Menteri Kehakiman Belgia Vincent Van Quickenborne mengundurkan diri dari jabatannya pada hari Jumat (20/10) waktu setempat. Ini dilakukan empat hari setelah seorang migran Tunisia membunuh dua suporter sepak bola asal Swedia di Brussels, Belgia. Dia menyebut kegagalan untuk mengekstradisi migran tersebut adalah sebuah "kesalahan besar".
Van Quickenborne mengatakan pada konferensi pers, bahwa otoritas Tunisia pada 15 Agustus tahun lalu telah meminta ekstradisi Abdesalem Lassoued, namun hal itu tidak ditindaklanjuti.
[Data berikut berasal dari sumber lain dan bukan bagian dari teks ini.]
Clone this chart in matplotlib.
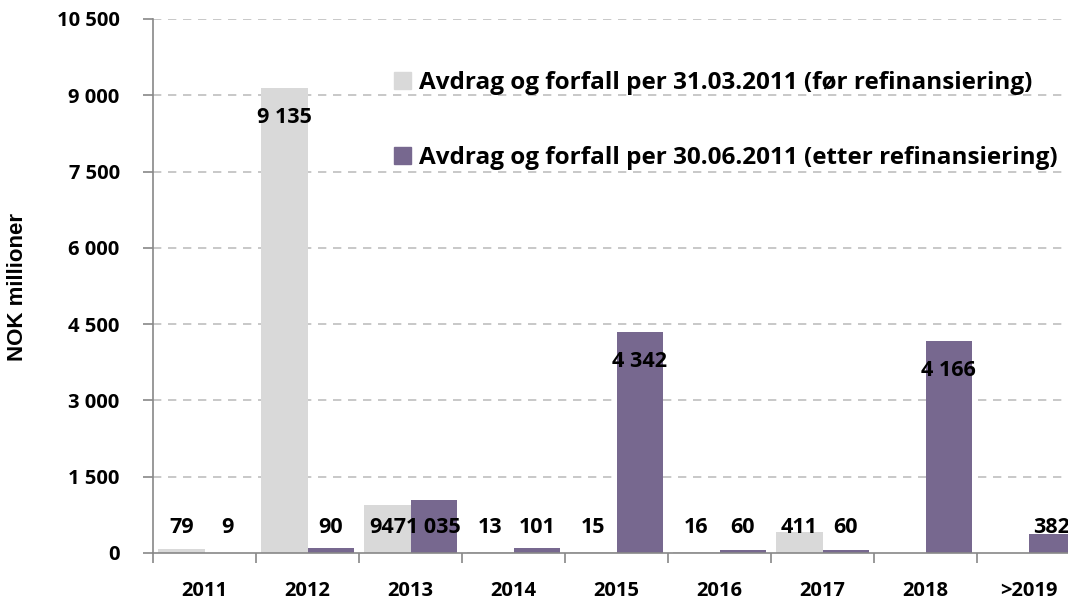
import matplotlib.pyplot as plt
import numpy as np
from matplotlib.patches import Patch

# Data
kategorier = ['2011', '2012', '2013', '2014', '2015', '2016', '2017', '2018', '>2019']
foer = [79, 9135, 947, 13, 15, 16, 411, 0, 0]
etter = [9, 90, 1035, 101, 4342, 60, 60, 4166, 382]
navn_foer = 'Avdrag og forfall per 31.03.2011 (før refinansiering)'
navn_etter = 'Avdrag og forfall per 30.06.2011 (etter refinansiering)'
yticks = [0, 1500, 3000, 4500, 6000, 7500, 9000, 10500]

grå = '#D9D9D9'
lilla = '#77688F'

plt.rcParams['font.family'] = ['Open Sans', 'DejaVu Sans']
plt.rcParams['font.weight'] = 'bold'


def fmt(v):
    return f"{v:,}".replace(',', ' ')


W, H = 1068, 607
fig = plt.figure(figsize=(W / 100, H / 100), dpi=100)
# akse fra x=153 til 1080 (beskåret i originalen), y fra 19 til 553
aw = 1080 - 153
ax = fig.add_axes([153 / W, 1 - 553 / H, aw / W, (553 - 19) / H])

x = np.arange(len(kategorier))
bw = 0.45
ax.bar(x - bw / 2, foer, bw, color=grå, zorder=2)
ax.bar(x + bw / 2, etter, bw, color=lilla, zorder=2)

# dataetiketter
for xs, vals in [(x - bw / 2, foer), (x + bw / 2, etter)]:
    for xi, v in zip(xs, vals):
        if v == 0:
            continue
        y = max(v - 580, 510)
        ax.text(xi, y, fmt(v), ha='center', va='center', fontsize=15.5,
                fontweight='bold', zorder=3)

ax.set_xlim(-0.5, len(kategorier) - 0.5)
ax.set_ylim(0, 10500)
ax.set_yticks(yticks)
ax.set_yticklabels([fmt(t) for t in yticks], fontsize=14.5, fontweight='bold')
ax.set_xticks(x)
ax.set_xticklabels(kategorier, fontsize=14.5, fontweight='bold')
ax.set_xticks(np.arange(len(kategorier) + 1) - 0.5, minor=True)
ax.tick_params(axis='x', which='major', length=0, pad=20)
ax.tick_params(axis='x', which='minor', length=7, color='#888888', width=1.2)
ax.tick_params(axis='y', length=7, color='#888888', width=1.2, pad=17)

for t in yticks[1:]:
    ax.axhline(t, color='#BFBFBF', lw=1.2, ls=(0, (5, 4)), zorder=1)

for s in ['top', 'right']:
    ax.spines[s].set_visible(False)
for s in ['left', 'bottom']:
    ax.spines[s].set_color('#888888')
    ax.spines[s].set_linewidth(1.2)

ax.set_ylabel('NOK millioner', fontsize=16, fontweight='bold', labelpad=0,
              family=['Liberation Sans', 'DejaVu Sans'])
ax.yaxis.set_label_coords((28 - 153) / aw, (553 - 287) / (553 - 19))

handles = [Patch(color=grå), Patch(color=lilla)]
fig.legend(handles, [navn_foer, navn_etter], loc='upper left',
           bbox_to_anchor=(372 / W, 1 - 49 / H), frameon=False,
           prop={'size': 17.5, 'weight': 'bold'}, handlelength=0.72,
           handleheight=0.72, handletextpad=0.3, labelspacing=2.1)

fig.savefig('out.png', dpi=100)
"Ini adalah kesalahan individual, monumental dan tidak dapat diterima dengan konsekuensi yang dramatis," katanya. "Hakim yang bersangkutan tidak menindaklanjuti permintaan (ekstradisi) tersebut dan berkasnya tidak ditangani," imbuhnya.
SCROLL TO CONTINUE WITH CONTENT
"Saya tidak mencari alasan apa pun. Saya pikir itu tugas saya untuk mengundurkan diri," tandasnya.
Penembakan itu terjadi tepat sebelum dimulainya pertandingan sepak bola internasional Belgia-Swedia. Insiden mematikan ini telah memicu perdebatan di Belgia mengenai kesalahan peradilan dan administratif dalam menindaklanjuti orang-orang yang teradikalisasi, meskipun Lassoued tidak berada dalam radar pihak berwenang.
Perdana Menteri Belgia Alexander De Croo mengatakan dia telah memperhatikan keputusan menteri tersebut, dan menambahkan bahwa dia "menghormati keberanian politiknya".
Lassoued, pelaku penembakan yang berusia 45 tahun itu, ditembak mati dalam operasi polisi pada hari Selasa lalu.
Dokumen resmi menunjukkan Lassoued telah mengajukan permohonan suaka di Norwegia, Swedia, Italia dan Belgia. Dia tinggal di Belgia secara ilegal setelah permohonan suakanya ditolak pada tahun 2020.
Kelompok ISIS telah mengaku bertanggung jawab atas penembakan tersebut dan mengatakan bahwa serangan tersebut terjadi "dalam konteks operasi yang diserukan oleh ISIS untuk menargetkan warga negara dari negara-negara koalisi".
Lassoued sebelumnya telah menjalani hukuman penjara di Swedia selama periode 2012-2014, ungkap pejabat Swedia pada hari Selasa.
Dalam postingan media sosial setelah pembunuhan tersebut, pria bersenjata itu mengaku terinspirasi oleh kelompok ISIS.
Swedia adalah salah satu dari puluhan negara yang tergabung dalam Koalisi Global melawan ISIS, yang dibentuk pada tahun 2014 setelah kelompok radikal tersebut menguasai sebagian besar wilayah Irak dan Suriah.